Some pols in Massachusetts are complaining that the state's proposed curriculum standards for public school students are too eurocentric and exclude the significant contributions to world history made by Africa and Latin America, reports The Boston Globe.

"The study of humanity extends beyond the shores of Europe," says Darnell Williams, president and CEO of the Urban League of Eastern Massachusetts. "The rich mosaic we call humanity is incomplete when the focus lies solely on ancient Greece and Rome."

State officials say the charges simply aren't true, and point to the fact that sixth-graders must be able to answer this question: "Identify the locations, time periods, and achievements of the empires of ancient Ghana, Mali, and Songhai."

From the Central Servers: 

Christina L. says: 

So let me get this straight...The faculty of the Washington University Law School is protesting the "discriminatory" practices of the military by discriminating against members of the armed forces? Stop the world I want to get off.

Bill K. says:

Perhaps the Washington University Law School in St. Louis should no longer receive federal dollars of any kind. "This is not anti-lawyer, this is anti discrimination."

Jon W. in Charlotte, N.C., writes:

God bless those who dressed up in clown suits and made a mockery of all these ridiculous protests.
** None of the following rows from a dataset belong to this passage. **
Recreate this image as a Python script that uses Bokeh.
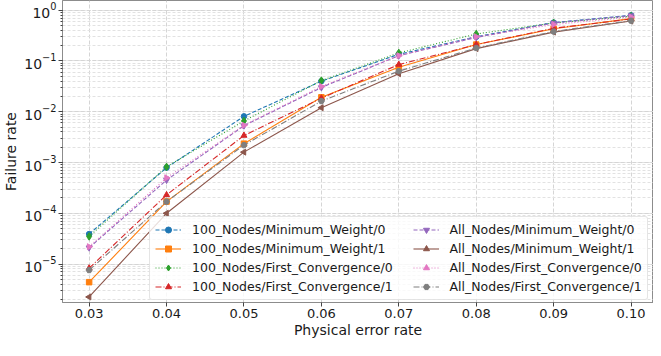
import numpy as np
from bokeh.plotting import figure
from bokeh.models import FixedTicker, NumeralTickFormatter, Legend, LegendItem, LogTicker
from bokeh.embed import file_html
from bokeh.resources import INLINE

# ---- data ----
error_rates = [0.03, 0.04, 0.05, 0.06, 0.07, 0.08, 0.09, 0.10]
x_tick_labels = ["0.03", "0.04", "0.05", "0.06", "0.07", "0.08", "0.09", "0.10"]

nodes100_min_weight_0 = [3.9e-5, 7.9e-4, 8.1e-3, 4.0e-2, 0.135, 0.30, 0.57, 0.79]
nodes100_min_weight_1 = [4.4e-6, 1.7e-4, 2.35e-3, 1.92e-2, 0.075, 0.21, 0.43, 0.68]
nodes100_first_conv_0 = [3.5e-5, 8.2e-4, 6.6e-3, 4.1e-2, 0.144, 0.34, 0.56, 0.76]
nodes100_first_conv_1 = [8.3e-6, 2.3e-4, 3.4e-3, 1.85e-2, 0.085, 0.21, 0.44, 0.67]
all_min_weight_0 = [2.1e-5, 4.5e-4, 5.3e-3, 3.0e-2, 0.127, 0.29, 0.56, 0.78]
all_min_weight_1 = [2.25e-6, 1.0e-4, 1.6e-3, 1.2e-2, 0.056, 0.175, 0.37, 0.61]
all_first_conv_0 = [2.2e-5, 5.0e-4, 5.4e-3, 3.15e-2, 0.127, 0.30, 0.52, 0.73]
all_first_conv_1 = [7.6e-6, 1.7e-4, 2.2e-3, 1.62e-2, 0.063, 0.18, 0.38, 0.62]

series_labels = [
    "100_Nodes/Minimum_Weight/0",
    "100_Nodes/Minimum_Weight/1",
    "100_Nodes/First_Convergence/0",
    "100_Nodes/First_Convergence/1",
    "All_Nodes/Minimum_Weight/0",
    "All_Nodes/Minimum_Weight/1",
    "All_Nodes/First_Convergence/0",
    "All_Nodes/First_Convergence/1",
]
series_values = [
    nodes100_min_weight_0, nodes100_min_weight_1, nodes100_first_conv_0, nodes100_first_conv_1,
    all_min_weight_0, all_min_weight_1, all_first_conv_0, all_first_conv_1,
]

# ---- styles ----
colors = ["#1f77b4", "#ff7f0e", "#2ca02c", "#d62728", "#9467bd", "#8c564b", "#e377c2", "#7f7f7f"]
dashes = ["4 2", "solid", "1 2", "6 2 1 2", "4 2", "solid", "1 2", "6 2 1 2"]
markers = ["circle", "square", "diamond", "triangle", "inverted_triangle", "triangle", "triangle", "hex"]
angles = [0, 0, 0, 0, 0, np.pi / 2, -np.pi / 2, 0]
sizes = [5.5, 5.5, 7.5, 6, 6, 6, 6, 6]

FONT = "DejaVu Sans"
TXT = "#1a1a1a"

p = figure(width=653, height=340, y_axis_type="log",
           x_range=(0.02656, 0.1029), y_range=(1.75e-6, 1.55),
           output_backend="svg", toolbar_location=None,
           min_border_left=52, min_border_right=0, min_border_top=0, min_border_bottom=20,
           background_fill_color="white", border_fill_color="white")

items = []
for i, (lab, vals, c, d, m, a, s) in enumerate(zip(series_labels, series_values, colors, dashes,
                                                   markers, angles, sizes)):
    lr = p.line(error_rates, vals, line_color=c, line_width=1.1, line_dash=d)
    sr = p.scatter(error_rates, vals, marker=m, angle=a, size=s, fill_color=c, line_color=c)
    # first legend column gets a little trailing room (gap between the two columns)
    shown = lab + "\u00a0" * 4 if i < 4 else lab
    items.append(LegendItem(label=shown, renderers=[lr, sr]))

legend = Legend(items=items, ncols=2, location=(87, 2),
                label_text_font=FONT, label_text_font_size="12.5px", label_text_color=TXT,
                glyph_width=26, glyph_height=15, label_height=15, label_standoff=11,
                spacing=4, padding=5, margin=0,
                border_line_color="#cccccc", border_line_width=1, border_radius=3,
                background_fill_color="white", background_fill_alpha=0.8)
p.add_layout(legend, "center")

# axes
p.xaxis.ticker = FixedTicker(ticks=error_rates)
p.xaxis.formatter = NumeralTickFormatter(format="0.00")
p.xaxis.axis_label = "Physical error rate"
p.yaxis.axis_label = "Failure rate"
p.yaxis.ticker = LogTicker(num_minor_ticks=10)

for ax in (p.xaxis[0], p.yaxis[0]):
    ax.axis_label_text_font = FONT
    ax.axis_label_text_font_size = "14px"
    ax.axis_label_text_font_style = "normal"
    ax.axis_label_text_color = TXT
    ax.major_label_text_font = FONT
    ax.major_label_text_font_size = "13px"
    ax.major_label_text_color = TXT
    ax.axis_line_color = "#8c8c8c"
    ax.major_tick_line_color = "#444444"
    ax.minor_tick_line_color = "#444444"
    ax.major_tick_out = 4
    ax.major_tick_in = 0
    ax.minor_tick_out = 2
    ax.minor_tick_in = 0
    ax.major_label_standoff = 2
    ax.axis_label_standoff = 2
p.xaxis.minor_tick_line_color = None
p.xaxis.axis_label_standoff = 1
p.yaxis.major_label_text_font_size = "14px"

p.outline_line_color = "#8c8c8c"

p.xgrid.grid_line_color = "#d5d5d5"
p.xgrid.grid_line_dash = "4 2"
p.ygrid.grid_line_color = "#d5d5d5"
p.ygrid.grid_line_dash = "4 2"
p.ygrid.minor_grid_line_color = "#e2e2e2"
p.ygrid.minor_grid_line_dash = "3 2"

open("out.html", "w").write(file_html(p, INLINE))
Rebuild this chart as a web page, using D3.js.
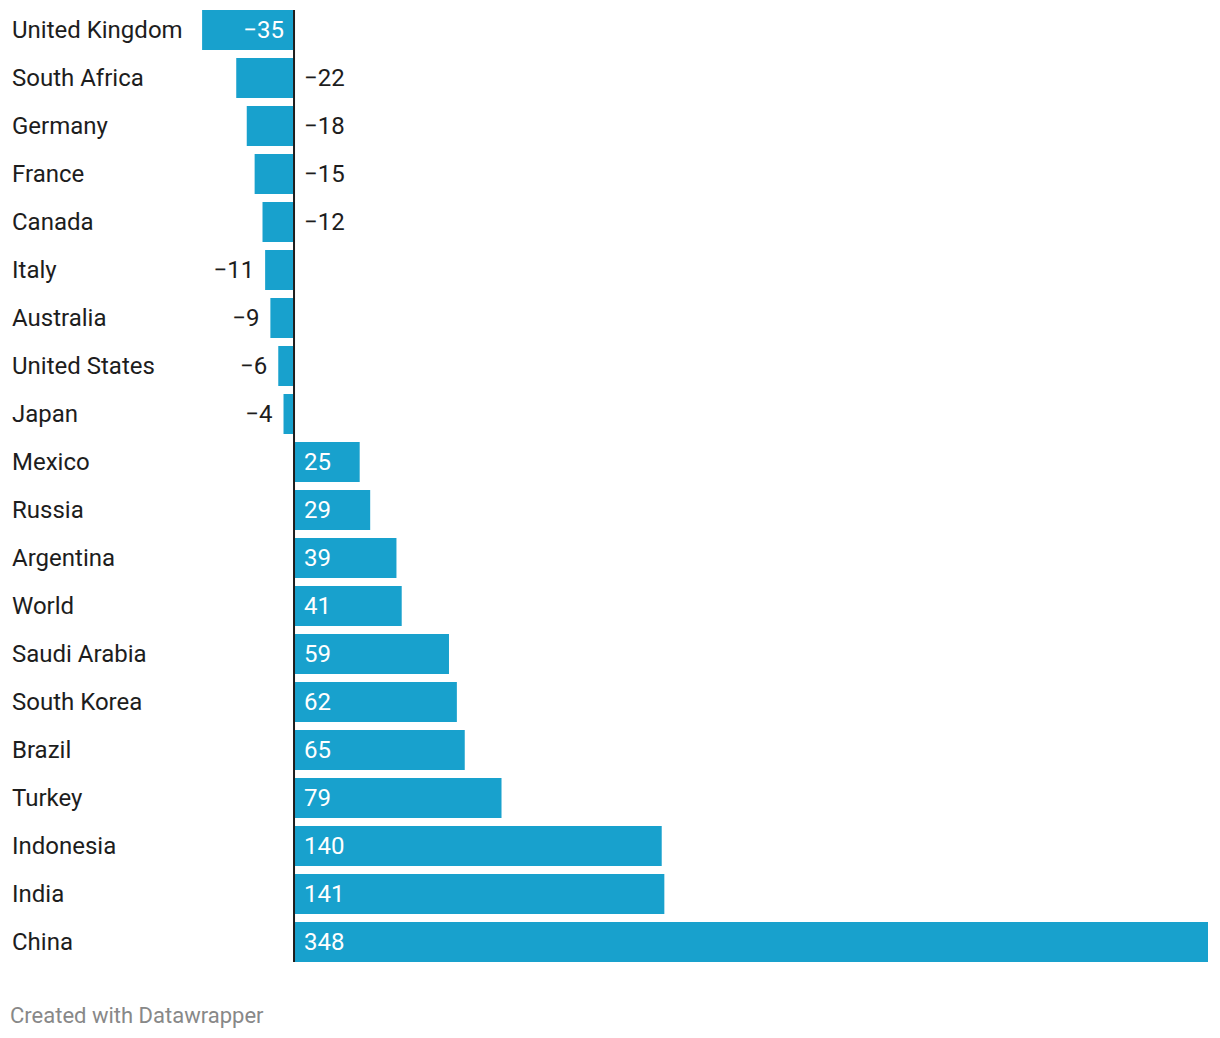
<!DOCTYPE html>
<html><head><meta charset="utf-8">
<script src="https://cdn.jsdelivr.net/npm/d3@7"></script>
<style>body{margin:0;background:#fff;font-family:Roboto,sans-serif;}</style>
</head><body>
<svg id="c" width="1220" height="1038"></svg>
<script>
const countries = ["United Kingdom","South Africa","Germany","France","Canada","Italy","Australia","United States","Japan","Mexico","Russia","Argentina","World","Saudi Arabia","South Korea","Brazil","Turkey","Indonesia","India","China"];
const values = [-35,-22,-18,-15,-12,-11,-9,-6,-4,25,29,39,41,59,62,65,79,140,141,348];
// label placement for negative values: "inside", "right" (right of zero line) or "left" (outside, left of bar)
const negLabelPos = ["inside","right","right","right","right","left","left","left","left"];

const svg = d3.select("#c");
const x = d3.scaleLinear().domain([-35, 348]).range([202.1, 1208]);
const y = d3.scaleBand().domain(countries).range([6, 966]).paddingInner(8/48).paddingOuter(4/48);
const color = "#18a1cd";
const textColor = "#1d1d1d";
const fmt = v => (v < 0 ? "\u2212" + Math.abs(v) : String(v));

const rows = countries.map((c, i) => ({c, v: values[i], pos: values[i] < 0 ? negLabelPos[i] : "inside"}));
const mid = d => y(d.c) + y.bandwidth() / 2;

svg.selectAll("rect.bar").data(rows).join("rect")
  .attr("class","bar")
  .attr("x", d => d.v < 0 ? x(d.v) : x(0) + 1)
  .attr("width", d => d.v < 0 ? x(0) - 1 - x(d.v) : x(d.v) - x(0) - 1)
  .attr("y", d => y(d.c))
  .attr("height", y.bandwidth())
  .attr("fill", color);

svg.append("line")
  .attr("x1", x(0)).attr("x2", x(0))
  .attr("y1", y(countries[0])).attr("y2", y(countries[countries.length-1]) + y.bandwidth())
  .attr("stroke", textColor).attr("stroke-width", 2);

svg.selectAll("text.cat").data(rows).join("text")
  .attr("class","cat")
  .attr("x", 12)
  .attr("y", mid)
  .attr("dy", "0.35em")
  .attr("font-size", 24)
  .attr("fill", textColor)
  .text(d => d.c);

svg.selectAll("text.val").data(rows).join("text")
  .attr("class","val")
  .attr("x", d => {
    if (d.v >= 0) return x(0) + 10;
    if (d.pos === "inside") return x(0) - 10;
    if (d.pos === "right") return x(0) + 10;
    return x(d.v) - 11;
  })
  .attr("text-anchor", d => (d.v < 0 && d.pos !== "right") ? "end" : "start")
  .attr("y", mid)
  .attr("dy", "0.35em")
  .attr("font-size", 24)
  .attr("fill", d => (d.pos === "inside") ? "#ffffff" : textColor)
  .text(d => fmt(d.v));

svg.append("text")
  .attr("x", 10).attr("y", 1015).attr("dy","0.35em")
  .attr("font-size", 22).attr("fill", "#888888")
  .text("Created with Datawrapper");
</script>
</body></html>
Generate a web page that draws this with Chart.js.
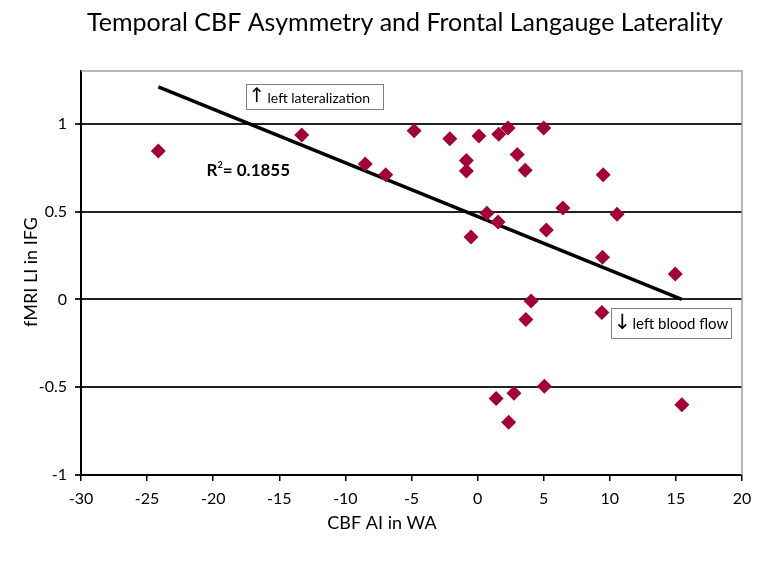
<!DOCTYPE html>
<html>
<head>
<meta charset="utf-8">
<script src="https://cdn.jsdelivr.net/npm/chart.js@4.4.1/dist/chart.umd.min.js"></script>
<style>
    html, body { margin: 0; padding: 0; background: #fff; }
    #wrap { width: 762px; height: 563px; }
</style>
</head>
<body>
<div id="wrap"><canvas id="scatterChart" width="762" height="563"></canvas></div>
<script>
// values
const cbfAI = [-24.15, -13.3, -8.5, -6.95, -4.8, -2.1, -0.85, -0.85, 0.1, -0.5, 0.7, 1.55, 1.6, 2.3, 3.0, 3.6, 5.0, 5.2, 6.45, 9.5, 10.55, 9.45, 14.95, 4.05, 3.65, 9.4, 5.05, 2.75, 1.4, 2.35, 15.45];
const fmriLI = [0.845, 0.935, 0.77, 0.71, 0.96, 0.915, 0.79, 0.73, 0.93, 0.355, 0.49, 0.44, 0.94, 0.975, 0.825, 0.735, 0.975, 0.395, 0.52, 0.71, 0.485, 0.24, 0.145, -0.01, -0.115, -0.075, -0.495, -0.535, -0.565, -0.7, -0.6];
const trendX = [-24.15, 15.45];
const trendY = [1.21, 0.0];
const xTicks = [-30, -25, -20, -15, -10, -5, 0, 5, 10, 15, 20];
const yTicks = [-1, -0.5, 0, 0.5, 1];
const rSquared = '0.1855';

const fontName = 'Lato, "Open Sans", sans-serif';
const markerColor = '#A3003A';

const points = cbfAI.map((x, i) => ({ x: x, y: fmriLI[i] }));
const trend = trendX.map((x, i) => ({ x: x, y: trendY[i] }));

// texts that Excel put on top of the plot
const extrasPlugin = {
    id: 'extras',
    afterDraw(chart) {
        const ctx = chart.ctx;
        const area = chart.chartArea;
        const xs = chart.scales.x;
        const ys = chart.scales.y;
        ctx.save();

        // gray border top / right
        ctx.strokeStyle = '#a0a0a0';
        ctx.lineWidth = 1.5;
        ctx.beginPath();
        ctx.moveTo(area.left, area.top);
        ctx.lineTo(area.right, area.top);
        ctx.lineTo(area.right, area.bottom);
        ctx.stroke();

        ctx.fillStyle = '#000';
        ctx.textBaseline = 'middle';

        // title
        ctx.textAlign = 'center';
        ctx.font = '25px ' + fontName;
        ctx.fillText('Temporal CBF Asymmetry and Frontal Langauge Laterality', 405, 23);

        // axis titles
        ctx.font = '18px ' + fontName;
        ctx.fillText('CBF AI in WA', 382, 523);
        ctx.save();
        ctx.translate(31, 272);
        ctx.rotate(-Math.PI / 2);
        ctx.fillText('fMRI LI in IFG', 0, 0);
        ctx.restore();

        // R squared label
        ctx.textAlign = 'left';
        ctx.textBaseline = 'alphabetic';
        let rx = xs.getPixelForValue(-20.5);
        const ry = ys.getPixelForValue(0.7);
        ctx.font = 'bold 17px ' + fontName;
        ctx.fillText('R', rx, ry);
        rx += ctx.measureText('R').width;
        ctx.font = 'bold 9px ' + fontName;
        ctx.fillText('2', rx, ry - 8);
        rx += ctx.measureText('2').width;
        ctx.font = 'bold 17px ' + fontName;
        ctx.fillText('= ' + rSquared, rx, ry);

        // annotation boxes
        const drawBox = (xv, yv, w, h, arrow, label, size) => {
            const bx = Math.round(xs.getPixelForValue(xv)) + 0.5;
            const by = Math.round(ys.getPixelForValue(yv)) + 0.5;
            ctx.fillStyle = '#fff';
            ctx.fillRect(bx, by, w, h);
            ctx.strokeStyle = '#808080';
            ctx.lineWidth = 1;
            ctx.strokeRect(bx, by, w, h);
            ctx.fillStyle = '#000';
            ctx.textBaseline = 'middle';
            ctx.font = (size + 6) + 'px "DejaVu Sans", sans-serif';
            ctx.fillText(arrow, bx + 2, by + h / 2);
            ctx.font = size + 'px ' + fontName;
            ctx.fillText(label, bx + 21, by + h / 2 + 1);
        };
        drawBox(-17.55, 1.227, 137, 25, '\u2191', 'left lateralization', 14);
        drawBox(10.1, -0.05, 120, 30, '\u2193', 'left blood flow', 15);

        ctx.restore();
    }
};

new Chart(document.getElementById('scatterChart'), {
    type: 'scatter',
    data: {
        datasets: [{
            label: 'fMRI LI',
            data: points,
            pointStyle: 'rectRot',
            pointRadius: 7.5,
            backgroundColor: markerColor,
            borderColor: markerColor,
            borderWidth: 0,
            order: 0
        }, {
            label: 'trend',
            data: trend,
            showLine: true,
            borderColor: '#000',
            borderWidth: 3.5,
            pointRadius: 0,
            order: 1
        }]
    },
    options: {
        responsive: false,
        animation: false,
        layout: { padding: { top: 71, right: 20, left: 0, bottom: 0 } },
        plugins: {
            legend: { display: false },
            tooltip: { enabled: false },
            title: { display: false }
        },
        scales: {
            x: {
                type: 'linear',
                min: -30,
                max: 20,
                afterFit: (scale) => { scale.height = 88; },
                afterBuildTicks: (scale) => { scale.ticks = xTicks.map(v => ({ value: v })); },
                grid: {
                    drawOnChartArea: false,
                    drawTicks: true,
                    tickLength: 6,
                    color: '#000',
                    lineWidth: 1.5
                },
                border: { color: '#000', width: 2 },
                ticks: {
                    color: '#000',
                    padding: 8,
                    maxRotation: 0,
                    callback: (v) => String(v),
                    font: { family: fontName, size: 16 }
                }
            },
            y: {
                type: 'linear',
                min: -1,
                max: 1.3,
                afterFit: (scale) => { scale.width = 81; },
                afterBuildTicks: (scale) => { scale.ticks = yTicks.map(v => ({ value: v })); },
                grid: {
                    drawTicks: true,
                    tickLength: 6,
                    color: '#222',
                    lineWidth: 2
                },
                border: { color: '#000', width: 2 },
                ticks: {
                    color: '#000',
                    padding: 8,
                    callback: (v) => String(v),
                    font: { family: fontName, size: 16 }
                }
            }
        }
    },
    plugins: [extrasPlugin]
});
</script>
</body>
</html>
I wish I had the time and money that all these protesting idiots of the world seem to have. More power to those clowns for the statement that they were bold enough to make!

Howard H. in Virginia Beach, Va., writes:

Fox News once again showed its bias toward "Big Circus" by failing to cover the anti-clown counter-demonstrators, consisting of mostly of mimes shouting "Cram it, Clown!"

Jim F. advises:

Officials at Lewis Elementary School in Barstow, Calif. may also need to bar students from running around with their arms outstretched on their sides pretending they are airplanes. After all, we know how dangerous airplanes are now.